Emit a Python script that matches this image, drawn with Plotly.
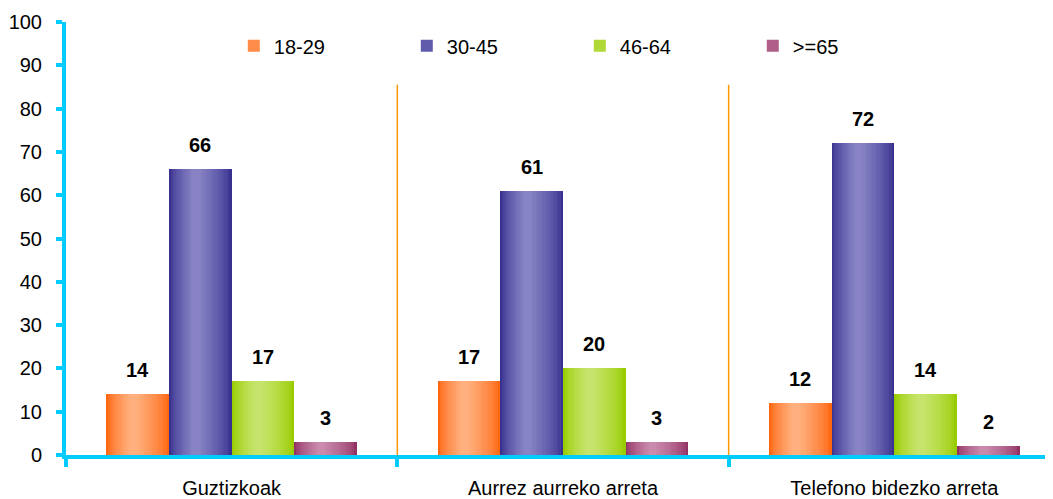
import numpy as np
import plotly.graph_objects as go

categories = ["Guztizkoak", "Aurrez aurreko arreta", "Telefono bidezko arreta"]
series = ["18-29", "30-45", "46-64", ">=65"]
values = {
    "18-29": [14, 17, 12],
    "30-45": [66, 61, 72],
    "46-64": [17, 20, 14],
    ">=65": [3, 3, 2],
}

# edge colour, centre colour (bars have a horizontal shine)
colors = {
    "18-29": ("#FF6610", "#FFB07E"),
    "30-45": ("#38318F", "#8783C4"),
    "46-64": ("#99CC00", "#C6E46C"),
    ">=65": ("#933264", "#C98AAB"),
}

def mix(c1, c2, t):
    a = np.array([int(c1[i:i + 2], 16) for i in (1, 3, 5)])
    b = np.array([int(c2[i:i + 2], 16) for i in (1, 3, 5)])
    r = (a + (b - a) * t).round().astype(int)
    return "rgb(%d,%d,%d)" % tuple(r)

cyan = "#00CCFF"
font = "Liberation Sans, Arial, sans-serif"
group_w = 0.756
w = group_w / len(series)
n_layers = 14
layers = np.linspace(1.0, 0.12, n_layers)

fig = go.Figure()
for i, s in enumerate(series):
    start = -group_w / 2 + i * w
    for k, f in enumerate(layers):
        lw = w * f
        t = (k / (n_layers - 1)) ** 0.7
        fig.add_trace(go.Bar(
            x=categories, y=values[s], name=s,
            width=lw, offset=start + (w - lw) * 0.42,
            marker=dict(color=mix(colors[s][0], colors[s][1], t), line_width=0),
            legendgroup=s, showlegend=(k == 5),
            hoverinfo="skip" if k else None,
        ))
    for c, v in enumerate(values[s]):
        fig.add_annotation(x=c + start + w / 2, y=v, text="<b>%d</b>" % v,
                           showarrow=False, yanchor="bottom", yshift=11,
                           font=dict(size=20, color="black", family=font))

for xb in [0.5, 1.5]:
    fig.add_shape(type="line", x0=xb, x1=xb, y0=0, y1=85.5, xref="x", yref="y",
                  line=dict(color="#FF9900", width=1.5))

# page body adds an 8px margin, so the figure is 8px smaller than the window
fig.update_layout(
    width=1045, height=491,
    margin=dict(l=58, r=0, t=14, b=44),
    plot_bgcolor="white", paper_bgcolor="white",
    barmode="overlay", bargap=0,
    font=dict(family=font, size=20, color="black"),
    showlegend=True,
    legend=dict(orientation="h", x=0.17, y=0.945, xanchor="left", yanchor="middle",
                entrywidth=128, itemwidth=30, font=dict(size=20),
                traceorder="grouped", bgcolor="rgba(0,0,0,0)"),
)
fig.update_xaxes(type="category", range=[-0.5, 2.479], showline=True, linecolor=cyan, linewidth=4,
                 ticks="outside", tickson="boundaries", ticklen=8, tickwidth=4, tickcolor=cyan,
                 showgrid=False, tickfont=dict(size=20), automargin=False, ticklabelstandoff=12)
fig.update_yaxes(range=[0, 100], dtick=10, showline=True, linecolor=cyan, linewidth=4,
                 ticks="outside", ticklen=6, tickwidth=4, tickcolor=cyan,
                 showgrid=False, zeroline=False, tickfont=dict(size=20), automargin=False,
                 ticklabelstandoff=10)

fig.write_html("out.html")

◆ ◆ ◆ ◆

- [The problem]: Write out the listing above again, exactly, but with no pictures in the copy.

- [Response below]:
Emit a Python script that matches this image, drawn with Plotly.
import numpy as np
import plotly.graph_objects as go

categories = ["Guztizkoak", "Aurrez aurreko arreta", "Telefono bidezko arreta"]
series = ["18-29", "30-45", "46-64", ">=65"]
values = {
    "18-29": [14, 17, 12],
    "30-45": [66, 61, 72],
    "46-64": [17, 20, 14],
    ">=65": [3, 3, 2],
}

# edge colour, centre colour (bars have a horizontal shine)
colors = {
    "18-29": ("#FF6610", "#FFB07E"),
    "30-45": ("#38318F", "#8783C4"),
    "46-64": ("#99CC00", "#C6E46C"),
    ">=65": ("#933264", "#C98AAB"),
}

def mix(c1, c2, t):
    a = np.array([int(c1[i:i + 2], 16) for i in (1, 3, 5)])
    b = np.array([int(c2[i:i + 2], 16) for i in (1, 3, 5)])
    r = (a + (b - a) * t).round().astype(int)
    return "rgb(%d,%d,%d)" % tuple(r)

cyan = "#00CCFF"
font = "Liberation Sans, Arial, sans-serif"
group_w = 0.756
w = group_w / len(series)
n_layers = 14
layers = np.linspace(1.0, 0.12, n_layers)

fig = go.Figure()
for i, s in enumerate(series):
    start = -group_w / 2 + i * w
    for k, f in enumerate(layers):
        lw = w * f
        t = (k / (n_layers - 1)) ** 0.7
        fig.add_trace(go.Bar(
            x=categories, y=values[s], name=s,
            width=lw, offset=start + (w - lw) * 0.42,
            marker=dict(color=mix(colors[s][0], colors[s][1], t), line_width=0),
            legendgroup=s, showlegend=(k == 5),
            hoverinfo="skip" if k else None,
        ))
    for c, v in enumerate(values[s]):
        fig.add_annotation(x=c + start + w / 2, y=v, text="<b>%d</b>" % v,
                           showarrow=False, yanchor="bottom", yshift=11,
                           font=dict(size=20, color="black", family=font))

for xb in [0.5, 1.5]:
    fig.add_shape(type="line", x0=xb, x1=xb, y0=0, y1=85.5, xref="x", yref="y",
                  line=dict(color="#FF9900", width=1.5))

# page body adds an 8px margin, so the figure is 8px smaller than the window
fig.update_layout(
    width=1045, height=491,
    margin=dict(l=58, r=0, t=14, b=44),
    plot_bgcolor="white", paper_bgcolor="white",
    barmode="overlay", bargap=0,
    font=dict(family=font, size=20, color="black"),
    showlegend=True,
    legend=dict(orientation="h", x=0.17, y=0.945, xanchor="left", yanchor="middle",
                entrywidth=128, itemwidth=30, font=dict(size=20),
                traceorder="grouped", bgcolor="rgba(0,0,0,0)"),
)
fig.update_xaxes(type="category", range=[-0.5, 2.479], showline=True, linecolor=cyan, linewidth=4,
                 ticks="outside", tickson="boundaries", ticklen=8, tickwidth=4, tickcolor=cyan,
                 showgrid=False, tickfont=dict(size=20), automargin=False, ticklabelstandoff=12)
fig.update_yaxes(range=[0, 100], dtick=10, showline=True, linecolor=cyan, linewidth=4,
                 ticks="outside", ticklen=6, tickwidth=4, tickcolor=cyan,
                 showgrid=False, zeroline=False, tickfont=dict(size=20), automargin=False,
                 ticklabelstandoff=10)

fig.write_html("out.html")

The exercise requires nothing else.